Data section:
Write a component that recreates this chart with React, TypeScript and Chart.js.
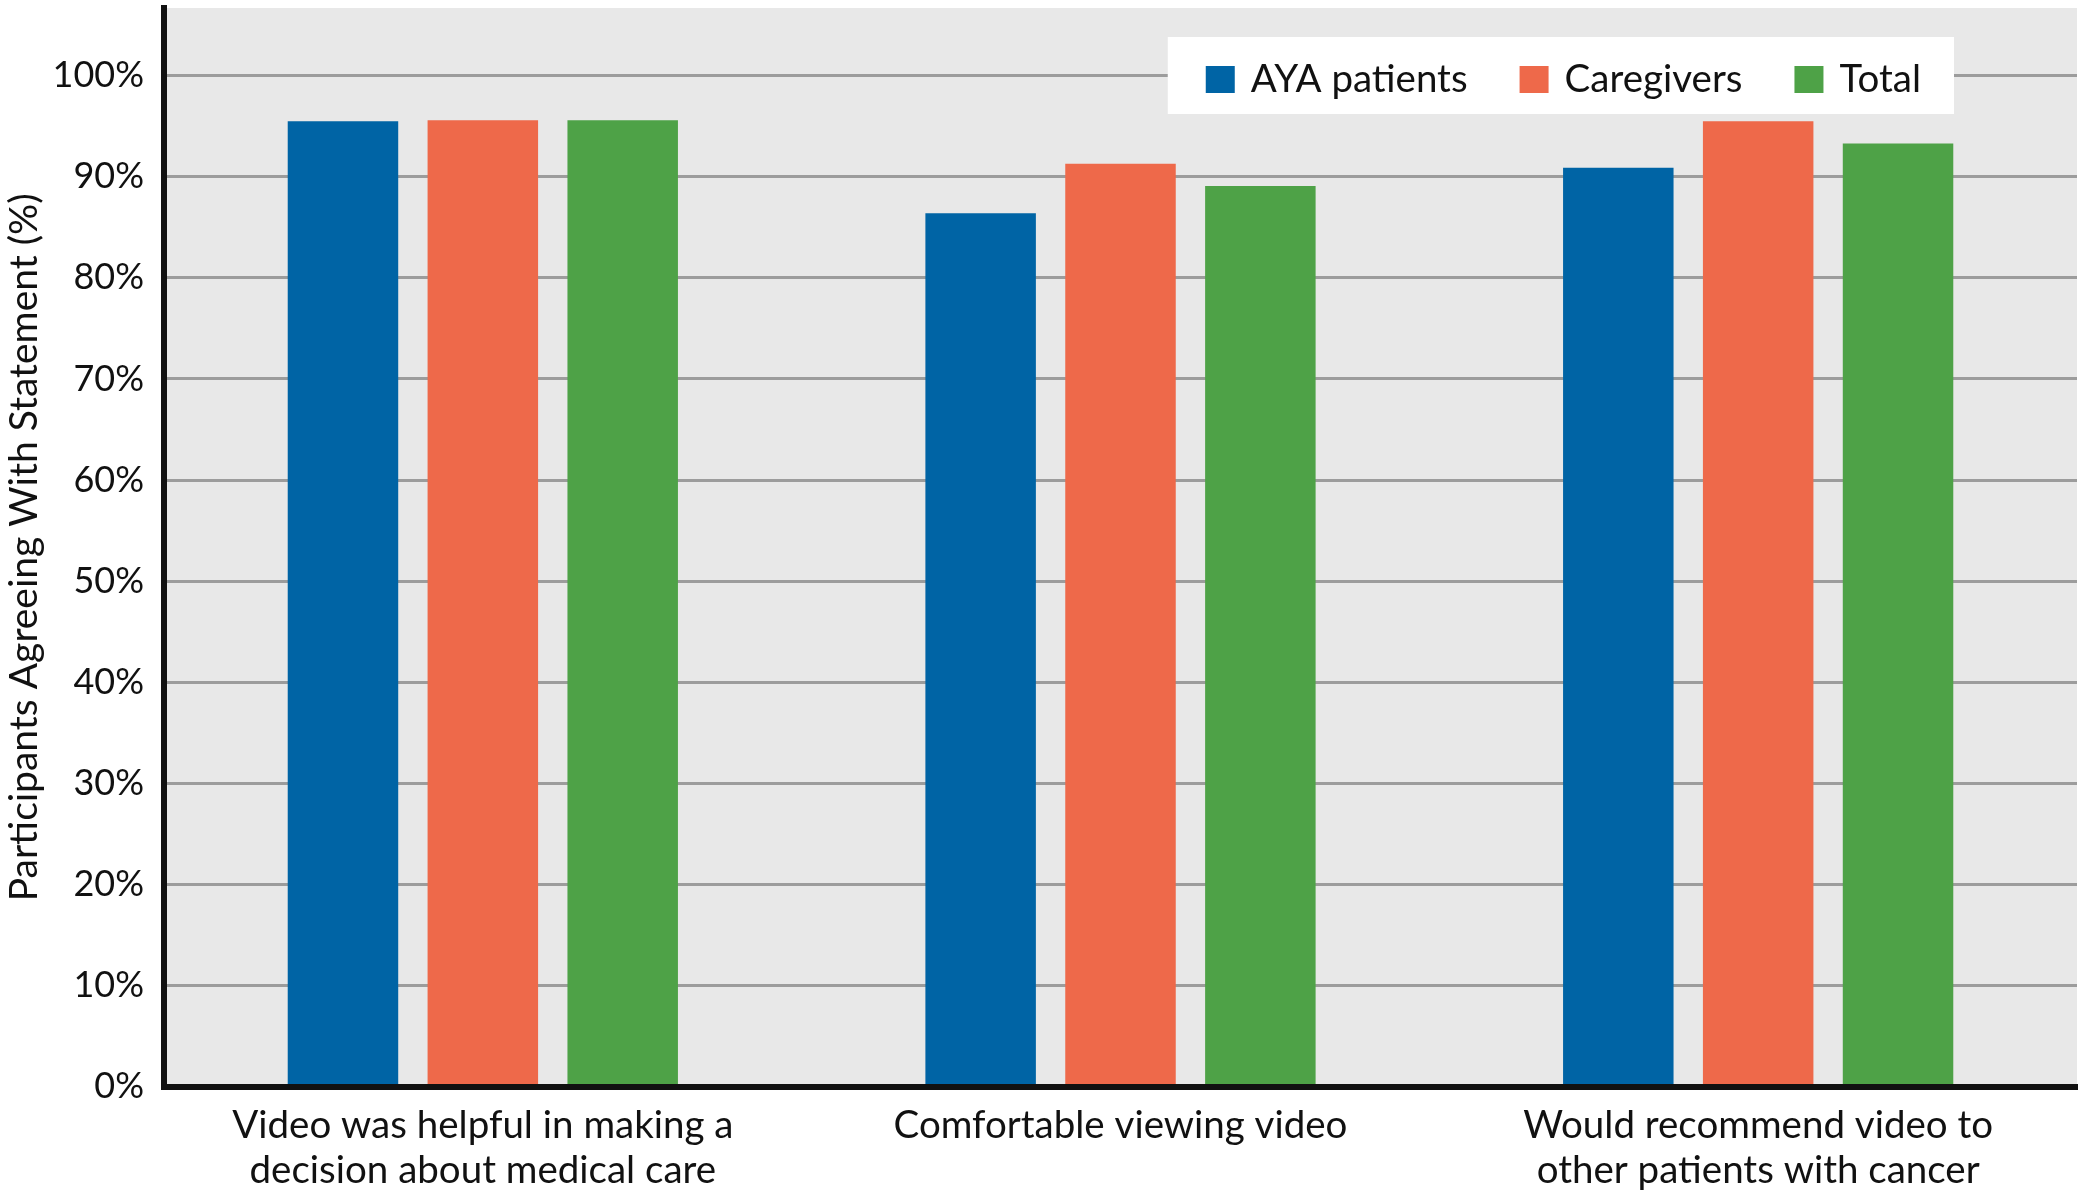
import { useEffect, useRef } from "react";
import { Chart, registerables } from "chart.js";

Chart.register(...registerables);

const CATEGORIES: string[][] = [
  ["Video was helpful in making a", "decision about medical care"],
  ["Comfortable viewing video"],
  ["Would recommend video to", "other patients with cancer"],
];
const SERIES_NAMES = ["AYA patients", "Caregivers", "Total"];
const AYA_PATIENTS = [95.5, 86.4, 90.9];
const CAREGIVERS = [95.6, 91.3, 95.5];
const TOTAL = [95.6, 89.1, 93.3];
const SERIES_COLORS = ["#0064a5", "#ee694a", "#4ea247"];
const Y_TICKS = [0, 10, 20, 30, 40, 50, 60, 70, 80, 90, 100];
const Y_TITLE = "Participants Agreeing With Statement (%)";

const FONT = "Lato, 'Open Sans', sans-serif";

const plotBackground = {
  id: "plotBackground",
  beforeDraw(chart: any) {
    const { ctx, chartArea } = chart;
    ctx.save();
    ctx.fillStyle = "#e8e8e8";
    ctx.fillRect(chartArea.left, chartArea.top, chartArea.right - chartArea.left, chartArea.bottom - chartArea.top);
    ctx.restore();
  },
};

const legendBox = {
  id: "legendBox",
  afterDatasetsDraw(chart: any) {
    const { ctx, chartArea } = chart;
    const ds = chart.data.datasets;
    ctx.save();
    ctx.font = `38.5px ${FONT}`;
    const sqW = 29;
    const sqH = 27;
    const gapText = 16;
    const itemGap = 52;
    const padL = 38;
    const padR = 33;
    const widths = ds.map((d: any) => ctx.measureText(d.label).width);
    let total = padL + padR + itemGap * (ds.length - 1);
    widths.forEach((w: number) => (total += sqW + gapText + w));
    const right = chartArea.right - 123;
    const left = right - total;
    const top = chartArea.top + 29;
    const h = 77;
    ctx.fillStyle = "#ffffff";
    ctx.fillRect(left, top, total, h);
    let x = left + padL;
    const baseY = top + 55;
    ds.forEach((d: any, i: number) => {
      ctx.fillStyle = d.backgroundColor;
      ctx.fillRect(x, top + 29, sqW, sqH);
      x += sqW + gapText;
      ctx.fillStyle = "#111111";
      ctx.textBaseline = "alphabetic";
      ctx.textAlign = "left";
      ctx.fillText(d.label, x, baseY);
      x += widths[i] + itemGap;
    });
    ctx.restore();
  },
};

export default function App() {
  const canvasRef = useRef<HTMLCanvasElement | null>(null);

  useEffect(() => {
    document.body.style.margin = "0";
    const canvas = canvasRef.current;
    if (!canvas) return;
    const seriesValues = [AYA_PATIENTS, CAREGIVERS, TOTAL];
    const chart = new Chart(canvas, {
      type: "bar",
      data: {
        labels: CATEGORIES,
        datasets: SERIES_NAMES.map((name, i) => ({
          label: name,
          data: seriesValues[i],
          backgroundColor: SERIES_COLORS[i],
          borderWidth: 0,
          categoryPercentage: 0.658,
          barPercentage: 0.79,
        })),
      },
      options: {
        animation: false,
        responsive: true,
        maintainAspectRatio: false,
        devicePixelRatio: 1,
        layout: { padding: { top: 8, right: 8, left: 0, bottom: 0 } },
        plugins: {
          legend: { display: false },
          tooltip: { enabled: false },
        },
        scales: {
          x: {
            grid: { display: false },
            border: { display: true, color: "#111111", width: 6, z: 1 },
            ticks: {
              color: "#111111",
              font: { family: FONT, size: 38.5, lineHeight: 1.18 },
              padding: 8,
              maxRotation: 0,
              autoSkip: false,
            },
            afterFit(scale: any) {
              scale.height = 111.5;
              scale.paddingLeft = 0;
              scale.paddingRight = 0;
              scale.paddingTop = 0;
              scale.paddingBottom = 0;
            },
          },
          y: {
            min: 0,
            max: 106.7,
            afterBuildTicks(scale: any) {
              scale.ticks = Y_TICKS.map((v) => ({ value: v }));
            },
            afterFit(scale: any) {
              scale.width = 164;
              scale.paddingTop = 0;
              scale.paddingBottom = 0;
              scale.paddingLeft = 0;
              scale.paddingRight = 0;
            },
            grid: { color: "#9c9c9c", lineWidth: 3, drawTicks: false },
            border: { display: true, color: "#111111", width: 6 },
            ticks: {
              color: "#111111",
              font: { family: FONT, size: 36 },
              padding: 20,
              callback: (v: any) => `${v}%`,
            },
            title: {
              display: true,
              text: Y_TITLE,
              color: "#111111",
              font: { family: FONT, size: 39, lineHeight: 1.2 },
              padding: { top: 1, bottom: 0 },
            },
          },
        },
      },
      plugins: [plotBackground, legendBox],
    });
    return () => chart.destroy();
  }, []);

  return (
    <div style={{ width: "2085px", height: "1198px", position: "relative", background: "#ffffff" }}>
      <canvas ref={canvasRef} />
    </div>
  );
}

What the task requires:
Reproduce the listing above exactly, excluding all pictures.

Response for this exercise:
Write a component that recreates this chart with React, TypeScript and Chart.js.
import { useEffect, useRef } from "react";
import { Chart, registerables } from "chart.js";

Chart.register(...registerables);

const CATEGORIES: string[][] = [
  ["Video was helpful in making a", "decision about medical care"],
  ["Comfortable viewing video"],
  ["Would recommend video to", "other patients with cancer"],
];
const SERIES_NAMES = ["AYA patients", "Caregivers", "Total"];
const AYA_PATIENTS = [95.5, 86.4, 90.9];
const CAREGIVERS = [95.6, 91.3, 95.5];
const TOTAL = [95.6, 89.1, 93.3];
const SERIES_COLORS = ["#0064a5", "#ee694a", "#4ea247"];
const Y_TICKS = [0, 10, 20, 30, 40, 50, 60, 70, 80, 90, 100];
const Y_TITLE = "Participants Agreeing With Statement (%)";

const FONT = "Lato, 'Open Sans', sans-serif";

const plotBackground = {
  id: "plotBackground",
  beforeDraw(chart: any) {
    const { ctx, chartArea } = chart;
    ctx.save();
    ctx.fillStyle = "#e8e8e8";
    ctx.fillRect(chartArea.left, chartArea.top, chartArea.right - chartArea.left, chartArea.bottom - chartArea.top);
    ctx.restore();
  },
};

const legendBox = {
  id: "legendBox",
  afterDatasetsDraw(chart: any) {
    const { ctx, chartArea } = chart;
    const ds = chart.data.datasets;
    ctx.save();
    ctx.font = `38.5px ${FONT}`;
    const sqW = 29;
    const sqH = 27;
    const gapText = 16;
    const itemGap = 52;
    const padL = 38;
    const padR = 33;
    const widths = ds.map((d: any) => ctx.measureText(d.label).width);
    let total = padL + padR + itemGap * (ds.length - 1);
    widths.forEach((w: number) => (total += sqW + gapText + w));
    const right = chartArea.right - 123;
    const left = right - total;
    const top = chartArea.top + 29;
    const h = 77;
    ctx.fillStyle = "#ffffff";
    ctx.fillRect(left, top, total, h);
    let x = left + padL;
    const baseY = top + 55;
    ds.forEach((d: any, i: number) => {
      ctx.fillStyle = d.backgroundColor;
      ctx.fillRect(x, top + 29, sqW, sqH);
      x += sqW + gapText;
      ctx.fillStyle = "#111111";
      ctx.textBaseline = "alphabetic";
      ctx.textAlign = "left";
      ctx.fillText(d.label, x, baseY);
      x += widths[i] + itemGap;
    });
    ctx.restore();
  },
};

export default function App() {
  const canvasRef = useRef<HTMLCanvasElement | null>(null);

  useEffect(() => {
    document.body.style.margin = "0";
    const canvas = canvasRef.current;
    if (!canvas) return;
    const seriesValues = [AYA_PATIENTS, CAREGIVERS, TOTAL];
    const chart = new Chart(canvas, {
      type: "bar",
      data: {
        labels: CATEGORIES,
        datasets: SERIES_NAMES.map((name, i) => ({
          label: name,
          data: seriesValues[i],
          backgroundColor: SERIES_COLORS[i],
          borderWidth: 0,
          categoryPercentage: 0.658,
          barPercentage: 0.79,
        })),
      },
      options: {
        animation: false,
        responsive: true,
        maintainAspectRatio: false,
        devicePixelRatio: 1,
        layout: { padding: { top: 8, right: 8, left: 0, bottom: 0 } },
        plugins: {
          legend: { display: false },
          tooltip: { enabled: false },
        },
        scales: {
          x: {
            grid: { display: false },
            border: { display: true, color: "#111111", width: 6, z: 1 },
            ticks: {
              color: "#111111",
              font: { family: FONT, size: 38.5, lineHeight: 1.18 },
              padding: 8,
              maxRotation: 0,
              autoSkip: false,
            },
            afterFit(scale: any) {
              scale.height = 111.5;
              scale.paddingLeft = 0;
              scale.paddingRight = 0;
              scale.paddingTop = 0;
              scale.paddingBottom = 0;
            },
          },
          y: {
            min: 0,
            max: 106.7,
            afterBuildTicks(scale: any) {
              scale.ticks = Y_TICKS.map((v) => ({ value: v }));
            },
            afterFit(scale: any) {
              scale.width = 164;
              scale.paddingTop = 0;
              scale.paddingBottom = 0;
              scale.paddingLeft = 0;
              scale.paddingRight = 0;
            },
            grid: { color: "#9c9c9c", lineWidth: 3, drawTicks: false },
            border: { display: true, color: "#111111", width: 6 },
            ticks: {
              color: "#111111",
              font: { family: FONT, size: 36 },
              padding: 20,
              callback: (v: any) => `${v}%`,
            },
            title: {
              display: true,
              text: Y_TITLE,
              color: "#111111",
              font: { family: FONT, size: 39, lineHeight: 1.2 },
              padding: { top: 1, bottom: 0 },
            },
          },
        },
      },
      plugins: [plotBackground, legendBox],
    });
    return () => chart.destroy();
  }, []);

  return (
    <div style={{ width: "2085px", height: "1198px", position: "relative", background: "#ffffff" }}>
      <canvas ref={canvasRef} />
    </div>
  );
}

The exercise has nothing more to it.